Task brief:
Your copy should hold exactly the lines from the one containing "Recreate this image" to the one containing "fig.savefig('out.png', dpi=100)", inclusive, with no pictures.

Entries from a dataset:
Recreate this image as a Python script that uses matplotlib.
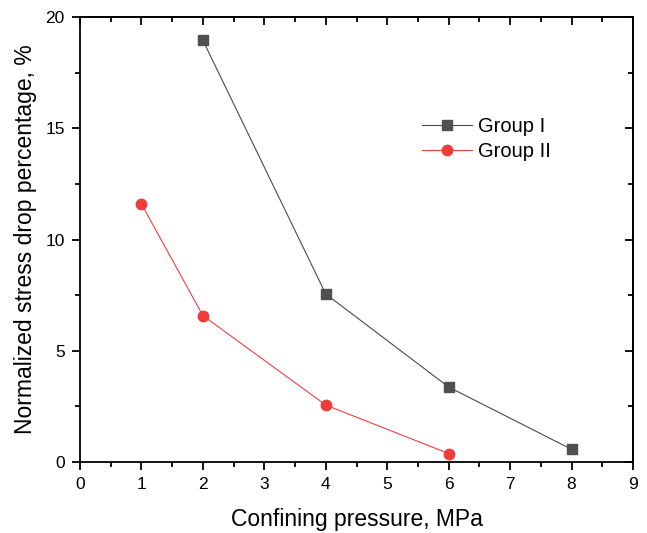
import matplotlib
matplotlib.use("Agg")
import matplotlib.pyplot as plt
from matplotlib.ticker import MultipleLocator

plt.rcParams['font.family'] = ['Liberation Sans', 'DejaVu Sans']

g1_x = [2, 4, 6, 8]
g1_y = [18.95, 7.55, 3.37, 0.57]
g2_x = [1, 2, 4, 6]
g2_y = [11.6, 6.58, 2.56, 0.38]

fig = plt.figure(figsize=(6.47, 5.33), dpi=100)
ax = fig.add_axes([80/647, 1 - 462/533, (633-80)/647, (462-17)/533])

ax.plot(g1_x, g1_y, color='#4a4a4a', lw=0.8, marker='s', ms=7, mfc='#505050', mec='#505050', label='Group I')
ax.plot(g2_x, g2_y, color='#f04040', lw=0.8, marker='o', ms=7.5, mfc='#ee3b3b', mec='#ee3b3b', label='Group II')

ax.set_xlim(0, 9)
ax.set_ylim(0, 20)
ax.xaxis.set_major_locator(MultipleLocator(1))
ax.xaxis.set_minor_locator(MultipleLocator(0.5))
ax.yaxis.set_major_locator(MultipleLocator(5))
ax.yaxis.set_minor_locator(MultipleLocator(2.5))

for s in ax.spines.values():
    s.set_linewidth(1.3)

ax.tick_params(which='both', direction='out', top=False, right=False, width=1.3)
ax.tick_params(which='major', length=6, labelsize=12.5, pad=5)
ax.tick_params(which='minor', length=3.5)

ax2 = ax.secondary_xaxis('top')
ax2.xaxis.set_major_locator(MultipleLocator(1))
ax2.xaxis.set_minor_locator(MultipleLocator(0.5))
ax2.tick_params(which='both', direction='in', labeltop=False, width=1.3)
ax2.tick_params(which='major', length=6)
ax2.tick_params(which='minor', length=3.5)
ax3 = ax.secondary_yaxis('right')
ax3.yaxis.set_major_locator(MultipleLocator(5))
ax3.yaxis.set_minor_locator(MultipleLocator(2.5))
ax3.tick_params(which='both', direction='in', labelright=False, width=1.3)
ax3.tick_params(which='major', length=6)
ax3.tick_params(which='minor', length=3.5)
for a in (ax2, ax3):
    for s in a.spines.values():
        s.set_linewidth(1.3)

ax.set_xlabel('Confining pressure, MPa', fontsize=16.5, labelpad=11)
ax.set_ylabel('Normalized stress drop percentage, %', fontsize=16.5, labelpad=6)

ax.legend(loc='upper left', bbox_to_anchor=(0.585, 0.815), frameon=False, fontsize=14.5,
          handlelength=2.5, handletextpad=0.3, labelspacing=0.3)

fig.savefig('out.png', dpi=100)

==

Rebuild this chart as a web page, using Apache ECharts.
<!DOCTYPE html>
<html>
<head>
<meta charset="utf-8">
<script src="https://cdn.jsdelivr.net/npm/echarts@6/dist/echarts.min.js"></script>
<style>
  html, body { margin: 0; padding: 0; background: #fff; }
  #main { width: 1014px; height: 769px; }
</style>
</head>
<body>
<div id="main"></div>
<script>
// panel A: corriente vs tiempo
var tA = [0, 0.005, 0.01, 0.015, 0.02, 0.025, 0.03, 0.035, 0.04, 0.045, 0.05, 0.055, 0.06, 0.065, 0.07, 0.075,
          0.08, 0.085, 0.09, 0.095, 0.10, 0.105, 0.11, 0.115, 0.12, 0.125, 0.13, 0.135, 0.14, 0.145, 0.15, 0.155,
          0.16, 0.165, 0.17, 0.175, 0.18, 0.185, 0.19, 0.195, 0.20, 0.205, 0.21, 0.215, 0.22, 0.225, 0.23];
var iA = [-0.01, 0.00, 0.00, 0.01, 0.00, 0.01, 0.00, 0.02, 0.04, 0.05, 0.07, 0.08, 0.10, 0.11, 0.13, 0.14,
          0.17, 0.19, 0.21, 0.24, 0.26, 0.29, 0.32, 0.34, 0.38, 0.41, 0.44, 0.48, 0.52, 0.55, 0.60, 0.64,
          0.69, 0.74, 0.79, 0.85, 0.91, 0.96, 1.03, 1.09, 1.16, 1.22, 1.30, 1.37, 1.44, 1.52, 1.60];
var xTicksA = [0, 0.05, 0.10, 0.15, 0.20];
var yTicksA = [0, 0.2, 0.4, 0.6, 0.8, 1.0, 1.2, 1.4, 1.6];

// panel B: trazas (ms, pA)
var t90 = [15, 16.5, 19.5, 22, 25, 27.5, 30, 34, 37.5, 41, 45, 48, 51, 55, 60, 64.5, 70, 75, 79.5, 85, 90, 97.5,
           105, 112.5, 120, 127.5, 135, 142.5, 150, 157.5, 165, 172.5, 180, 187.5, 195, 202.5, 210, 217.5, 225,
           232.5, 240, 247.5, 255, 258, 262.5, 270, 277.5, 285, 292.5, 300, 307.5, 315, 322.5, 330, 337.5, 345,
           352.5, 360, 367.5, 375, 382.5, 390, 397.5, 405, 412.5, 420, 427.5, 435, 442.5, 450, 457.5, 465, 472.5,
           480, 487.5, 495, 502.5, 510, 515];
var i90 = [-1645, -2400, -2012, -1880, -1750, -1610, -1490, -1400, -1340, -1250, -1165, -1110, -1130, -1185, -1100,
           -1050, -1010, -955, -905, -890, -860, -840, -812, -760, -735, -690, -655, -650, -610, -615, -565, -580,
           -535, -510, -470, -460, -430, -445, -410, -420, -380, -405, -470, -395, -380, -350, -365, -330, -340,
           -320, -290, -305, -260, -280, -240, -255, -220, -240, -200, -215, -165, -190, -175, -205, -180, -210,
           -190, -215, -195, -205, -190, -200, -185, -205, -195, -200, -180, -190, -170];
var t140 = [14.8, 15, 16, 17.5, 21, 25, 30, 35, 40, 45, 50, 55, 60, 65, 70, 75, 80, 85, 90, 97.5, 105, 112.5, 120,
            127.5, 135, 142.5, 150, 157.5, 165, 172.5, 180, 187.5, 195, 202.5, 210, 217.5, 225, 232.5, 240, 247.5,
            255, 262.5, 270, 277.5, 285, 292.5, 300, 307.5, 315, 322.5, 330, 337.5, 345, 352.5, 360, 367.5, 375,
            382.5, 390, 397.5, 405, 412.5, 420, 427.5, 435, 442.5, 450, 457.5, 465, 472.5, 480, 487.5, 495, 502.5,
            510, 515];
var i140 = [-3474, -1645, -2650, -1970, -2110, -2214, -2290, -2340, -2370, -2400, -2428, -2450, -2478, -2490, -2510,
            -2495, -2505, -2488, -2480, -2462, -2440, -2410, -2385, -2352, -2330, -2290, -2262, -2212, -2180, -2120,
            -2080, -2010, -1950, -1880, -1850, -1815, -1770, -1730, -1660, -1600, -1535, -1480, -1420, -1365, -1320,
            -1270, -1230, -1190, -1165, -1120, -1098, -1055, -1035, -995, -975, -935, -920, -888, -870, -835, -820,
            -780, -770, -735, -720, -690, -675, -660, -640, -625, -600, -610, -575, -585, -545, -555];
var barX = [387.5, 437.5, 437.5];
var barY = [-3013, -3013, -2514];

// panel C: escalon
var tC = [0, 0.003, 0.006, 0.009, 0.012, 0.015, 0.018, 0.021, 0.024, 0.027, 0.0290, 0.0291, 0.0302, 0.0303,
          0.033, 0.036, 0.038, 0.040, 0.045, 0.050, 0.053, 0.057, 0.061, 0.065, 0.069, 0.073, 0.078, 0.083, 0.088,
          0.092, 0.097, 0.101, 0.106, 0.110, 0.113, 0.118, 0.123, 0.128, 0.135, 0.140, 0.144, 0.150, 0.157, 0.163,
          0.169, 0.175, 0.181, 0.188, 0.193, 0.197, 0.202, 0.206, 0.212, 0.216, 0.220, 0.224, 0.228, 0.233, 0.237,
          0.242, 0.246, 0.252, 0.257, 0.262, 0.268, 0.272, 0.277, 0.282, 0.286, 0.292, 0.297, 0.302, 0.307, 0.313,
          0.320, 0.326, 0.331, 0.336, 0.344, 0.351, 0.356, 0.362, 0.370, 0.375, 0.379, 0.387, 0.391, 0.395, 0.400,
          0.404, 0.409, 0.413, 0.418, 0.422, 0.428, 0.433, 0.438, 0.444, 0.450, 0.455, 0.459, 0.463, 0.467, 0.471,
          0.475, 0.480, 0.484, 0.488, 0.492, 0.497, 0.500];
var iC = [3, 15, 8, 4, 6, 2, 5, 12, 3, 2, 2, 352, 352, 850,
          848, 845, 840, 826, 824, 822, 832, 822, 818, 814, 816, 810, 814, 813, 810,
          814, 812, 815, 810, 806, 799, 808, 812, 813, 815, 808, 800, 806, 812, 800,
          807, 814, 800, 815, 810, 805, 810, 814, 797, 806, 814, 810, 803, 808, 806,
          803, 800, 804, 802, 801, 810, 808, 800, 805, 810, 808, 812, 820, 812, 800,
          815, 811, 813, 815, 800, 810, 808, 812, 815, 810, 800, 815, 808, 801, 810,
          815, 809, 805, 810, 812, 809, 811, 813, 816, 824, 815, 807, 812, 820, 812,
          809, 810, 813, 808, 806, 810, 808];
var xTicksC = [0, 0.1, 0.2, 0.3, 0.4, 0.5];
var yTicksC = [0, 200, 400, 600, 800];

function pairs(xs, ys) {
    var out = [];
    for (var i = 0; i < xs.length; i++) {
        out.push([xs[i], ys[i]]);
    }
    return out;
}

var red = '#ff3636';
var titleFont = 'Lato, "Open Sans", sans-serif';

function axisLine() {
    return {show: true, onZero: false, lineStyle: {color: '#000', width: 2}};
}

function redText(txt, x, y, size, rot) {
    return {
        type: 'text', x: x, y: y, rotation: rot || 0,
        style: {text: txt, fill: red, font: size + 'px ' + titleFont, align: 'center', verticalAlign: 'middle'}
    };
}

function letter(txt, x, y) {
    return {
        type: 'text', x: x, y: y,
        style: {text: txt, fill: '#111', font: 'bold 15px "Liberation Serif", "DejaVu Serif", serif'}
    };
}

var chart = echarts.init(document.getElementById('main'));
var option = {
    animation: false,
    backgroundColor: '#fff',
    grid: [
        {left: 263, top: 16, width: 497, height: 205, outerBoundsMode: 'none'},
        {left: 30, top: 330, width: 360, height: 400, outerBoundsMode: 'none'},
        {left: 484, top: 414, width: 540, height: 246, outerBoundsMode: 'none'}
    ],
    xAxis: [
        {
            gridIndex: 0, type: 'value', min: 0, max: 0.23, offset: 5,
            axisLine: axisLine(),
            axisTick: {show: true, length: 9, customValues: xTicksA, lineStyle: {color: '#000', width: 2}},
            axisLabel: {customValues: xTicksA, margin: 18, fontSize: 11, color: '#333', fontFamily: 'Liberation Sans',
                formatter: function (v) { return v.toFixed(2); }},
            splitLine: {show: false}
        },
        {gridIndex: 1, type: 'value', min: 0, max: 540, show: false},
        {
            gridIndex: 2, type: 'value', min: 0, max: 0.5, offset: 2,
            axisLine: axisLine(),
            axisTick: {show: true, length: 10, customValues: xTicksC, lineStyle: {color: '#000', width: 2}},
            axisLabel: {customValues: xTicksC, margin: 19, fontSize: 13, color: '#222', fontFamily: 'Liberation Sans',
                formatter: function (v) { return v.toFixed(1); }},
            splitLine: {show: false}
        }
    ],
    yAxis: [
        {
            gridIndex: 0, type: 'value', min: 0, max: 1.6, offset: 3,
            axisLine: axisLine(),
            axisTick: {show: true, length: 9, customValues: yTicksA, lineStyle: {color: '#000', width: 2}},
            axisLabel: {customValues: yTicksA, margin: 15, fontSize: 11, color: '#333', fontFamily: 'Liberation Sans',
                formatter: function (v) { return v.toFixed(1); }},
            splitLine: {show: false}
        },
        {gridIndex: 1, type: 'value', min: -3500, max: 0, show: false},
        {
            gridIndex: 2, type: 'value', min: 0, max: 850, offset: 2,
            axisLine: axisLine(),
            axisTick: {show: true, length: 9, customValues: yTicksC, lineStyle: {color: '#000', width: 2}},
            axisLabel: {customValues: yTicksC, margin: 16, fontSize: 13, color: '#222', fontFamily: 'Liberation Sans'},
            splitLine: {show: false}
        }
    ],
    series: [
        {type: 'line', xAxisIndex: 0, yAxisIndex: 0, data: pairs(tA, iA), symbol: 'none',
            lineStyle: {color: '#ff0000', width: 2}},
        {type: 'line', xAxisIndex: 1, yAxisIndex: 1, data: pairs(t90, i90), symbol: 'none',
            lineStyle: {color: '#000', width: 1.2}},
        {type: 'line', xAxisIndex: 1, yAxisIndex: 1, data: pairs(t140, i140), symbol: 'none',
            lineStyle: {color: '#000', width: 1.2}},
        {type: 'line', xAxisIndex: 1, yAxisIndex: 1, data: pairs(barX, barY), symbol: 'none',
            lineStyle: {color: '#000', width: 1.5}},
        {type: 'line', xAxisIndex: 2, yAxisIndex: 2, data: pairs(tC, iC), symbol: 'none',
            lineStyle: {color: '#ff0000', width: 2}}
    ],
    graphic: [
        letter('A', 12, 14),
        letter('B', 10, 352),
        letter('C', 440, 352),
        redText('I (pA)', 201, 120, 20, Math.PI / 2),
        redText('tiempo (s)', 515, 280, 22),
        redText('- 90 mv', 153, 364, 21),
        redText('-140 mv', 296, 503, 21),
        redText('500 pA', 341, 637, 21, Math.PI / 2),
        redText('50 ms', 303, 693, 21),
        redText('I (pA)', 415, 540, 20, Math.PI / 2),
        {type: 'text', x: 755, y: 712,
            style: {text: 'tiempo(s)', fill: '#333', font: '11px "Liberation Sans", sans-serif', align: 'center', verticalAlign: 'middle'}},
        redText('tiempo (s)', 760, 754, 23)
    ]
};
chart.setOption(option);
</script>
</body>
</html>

Finished answer:
Recreate this image as a Python script that uses matplotlib.
import matplotlib
matplotlib.use("Agg")
import matplotlib.pyplot as plt
from matplotlib.ticker import MultipleLocator

plt.rcParams['font.family'] = ['Liberation Sans', 'DejaVu Sans']

g1_x = [2, 4, 6, 8]
g1_y = [18.95, 7.55, 3.37, 0.57]
g2_x = [1, 2, 4, 6]
g2_y = [11.6, 6.58, 2.56, 0.38]

fig = plt.figure(figsize=(6.47, 5.33), dpi=100)
ax = fig.add_axes([80/647, 1 - 462/533, (633-80)/647, (462-17)/533])

ax.plot(g1_x, g1_y, color='#4a4a4a', lw=0.8, marker='s', ms=7, mfc='#505050', mec='#505050', label='Group I')
ax.plot(g2_x, g2_y, color='#f04040', lw=0.8, marker='o', ms=7.5, mfc='#ee3b3b', mec='#ee3b3b', label='Group II')

ax.set_xlim(0, 9)
ax.set_ylim(0, 20)
ax.xaxis.set_major_locator(MultipleLocator(1))
ax.xaxis.set_minor_locator(MultipleLocator(0.5))
ax.yaxis.set_major_locator(MultipleLocator(5))
ax.yaxis.set_minor_locator(MultipleLocator(2.5))

for s in ax.spines.values():
    s.set_linewidth(1.3)

ax.tick_params(which='both', direction='out', top=False, right=False, width=1.3)
ax.tick_params(which='major', length=6, labelsize=12.5, pad=5)
ax.tick_params(which='minor', length=3.5)

ax2 = ax.secondary_xaxis('top')
ax2.xaxis.set_major_locator(MultipleLocator(1))
ax2.xaxis.set_minor_locator(MultipleLocator(0.5))
ax2.tick_params(which='both', direction='in', labeltop=False, width=1.3)
ax2.tick_params(which='major', length=6)
ax2.tick_params(which='minor', length=3.5)
ax3 = ax.secondary_yaxis('right')
ax3.yaxis.set_major_locator(MultipleLocator(5))
ax3.yaxis.set_minor_locator(MultipleLocator(2.5))
ax3.tick_params(which='both', direction='in', labelright=False, width=1.3)
ax3.tick_params(which='major', length=6)
ax3.tick_params(which='minor', length=3.5)
for a in (ax2, ax3):
    for s in a.spines.values():
        s.set_linewidth(1.3)

ax.set_xlabel('Confining pressure, MPa', fontsize=16.5, labelpad=11)
ax.set_ylabel('Normalized stress drop percentage, %', fontsize=16.5, labelpad=6)

ax.legend(loc='upper left', bbox_to_anchor=(0.585, 0.815), frameon=False, fontsize=14.5,
          handlelength=2.5, handletextpad=0.3, labelspacing=0.3)

fig.savefig('out.png', dpi=100)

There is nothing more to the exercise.